**Stated exercise:** Restate word for word the lines of the data below, from the first through the one that has "ax = fig.add_axes([68/W, 1-357/H, (396-68)/W, (357-49)/H])".

**Available data:**
— START —

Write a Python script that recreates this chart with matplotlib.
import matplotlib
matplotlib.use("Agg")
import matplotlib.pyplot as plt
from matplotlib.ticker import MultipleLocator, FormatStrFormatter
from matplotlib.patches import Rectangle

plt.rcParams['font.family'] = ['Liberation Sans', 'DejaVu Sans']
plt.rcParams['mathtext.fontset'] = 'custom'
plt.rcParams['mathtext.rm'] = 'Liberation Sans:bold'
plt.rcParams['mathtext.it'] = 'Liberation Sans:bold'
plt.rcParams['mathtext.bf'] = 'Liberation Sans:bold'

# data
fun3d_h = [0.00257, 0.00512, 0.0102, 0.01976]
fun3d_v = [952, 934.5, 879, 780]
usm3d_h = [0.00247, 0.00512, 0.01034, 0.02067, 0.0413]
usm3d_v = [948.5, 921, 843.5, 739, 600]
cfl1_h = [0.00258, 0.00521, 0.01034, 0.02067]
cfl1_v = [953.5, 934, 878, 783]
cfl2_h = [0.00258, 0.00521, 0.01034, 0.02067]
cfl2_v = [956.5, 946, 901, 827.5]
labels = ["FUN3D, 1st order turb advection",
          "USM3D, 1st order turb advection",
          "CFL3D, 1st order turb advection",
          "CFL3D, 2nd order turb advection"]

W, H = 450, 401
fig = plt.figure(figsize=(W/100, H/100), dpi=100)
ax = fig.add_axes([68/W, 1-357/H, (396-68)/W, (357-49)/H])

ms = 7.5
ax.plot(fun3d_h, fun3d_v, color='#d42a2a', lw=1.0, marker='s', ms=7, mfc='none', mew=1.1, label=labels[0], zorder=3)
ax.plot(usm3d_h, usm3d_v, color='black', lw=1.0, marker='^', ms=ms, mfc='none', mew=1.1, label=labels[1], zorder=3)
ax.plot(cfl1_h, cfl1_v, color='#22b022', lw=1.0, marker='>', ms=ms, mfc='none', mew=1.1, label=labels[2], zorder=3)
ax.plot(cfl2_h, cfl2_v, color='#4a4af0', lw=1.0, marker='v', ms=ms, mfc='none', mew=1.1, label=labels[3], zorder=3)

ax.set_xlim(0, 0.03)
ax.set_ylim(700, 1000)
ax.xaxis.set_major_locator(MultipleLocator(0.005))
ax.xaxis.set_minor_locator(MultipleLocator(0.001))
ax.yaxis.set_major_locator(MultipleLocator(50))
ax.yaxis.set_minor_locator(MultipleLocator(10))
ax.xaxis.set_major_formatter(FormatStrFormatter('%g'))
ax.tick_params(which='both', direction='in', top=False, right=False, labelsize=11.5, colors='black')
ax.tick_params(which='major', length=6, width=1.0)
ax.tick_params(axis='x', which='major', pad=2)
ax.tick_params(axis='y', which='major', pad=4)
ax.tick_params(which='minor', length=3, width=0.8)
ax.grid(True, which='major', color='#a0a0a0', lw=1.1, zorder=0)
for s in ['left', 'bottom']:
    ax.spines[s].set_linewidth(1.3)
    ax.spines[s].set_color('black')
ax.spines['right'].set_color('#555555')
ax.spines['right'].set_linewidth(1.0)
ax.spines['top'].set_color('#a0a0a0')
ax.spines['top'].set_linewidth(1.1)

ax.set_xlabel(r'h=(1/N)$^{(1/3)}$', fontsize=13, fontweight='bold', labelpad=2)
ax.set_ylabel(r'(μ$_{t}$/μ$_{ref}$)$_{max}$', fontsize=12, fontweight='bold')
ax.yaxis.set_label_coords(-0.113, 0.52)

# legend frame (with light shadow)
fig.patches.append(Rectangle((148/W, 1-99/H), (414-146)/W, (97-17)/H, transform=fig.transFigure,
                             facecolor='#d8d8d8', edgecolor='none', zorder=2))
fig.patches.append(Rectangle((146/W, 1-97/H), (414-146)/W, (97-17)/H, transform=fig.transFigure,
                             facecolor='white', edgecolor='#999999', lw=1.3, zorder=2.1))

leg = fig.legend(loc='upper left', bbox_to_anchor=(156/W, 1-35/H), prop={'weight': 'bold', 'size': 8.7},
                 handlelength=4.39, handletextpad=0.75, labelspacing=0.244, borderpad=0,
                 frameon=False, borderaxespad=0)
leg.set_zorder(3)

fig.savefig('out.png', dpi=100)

— END —

**Solved problem:**
Write a Python script that recreates this chart with matplotlib.
import matplotlib
matplotlib.use("Agg")
import matplotlib.pyplot as plt
from matplotlib.ticker import MultipleLocator, FormatStrFormatter
from matplotlib.patches import Rectangle

plt.rcParams['font.family'] = ['Liberation Sans', 'DejaVu Sans']
plt.rcParams['mathtext.fontset'] = 'custom'
plt.rcParams['mathtext.rm'] = 'Liberation Sans:bold'
plt.rcParams['mathtext.it'] = 'Liberation Sans:bold'
plt.rcParams['mathtext.bf'] = 'Liberation Sans:bold'

# data
fun3d_h = [0.00257, 0.00512, 0.0102, 0.01976]
fun3d_v = [952, 934.5, 879, 780]
usm3d_h = [0.00247, 0.00512, 0.01034, 0.02067, 0.0413]
usm3d_v = [948.5, 921, 843.5, 739, 600]
cfl1_h = [0.00258, 0.00521, 0.01034, 0.02067]
cfl1_v = [953.5, 934, 878, 783]
cfl2_h = [0.00258, 0.00521, 0.01034, 0.02067]
cfl2_v = [956.5, 946, 901, 827.5]
labels = ["FUN3D, 1st order turb advection",
          "USM3D, 1st order turb advection",
          "CFL3D, 1st order turb advection",
          "CFL3D, 2nd order turb advection"]

W, H = 450, 401
fig = plt.figure(figsize=(W/100, H/100), dpi=100)
ax = fig.add_axes([68/W, 1-357/H, (396-68)/W, (357-49)/H])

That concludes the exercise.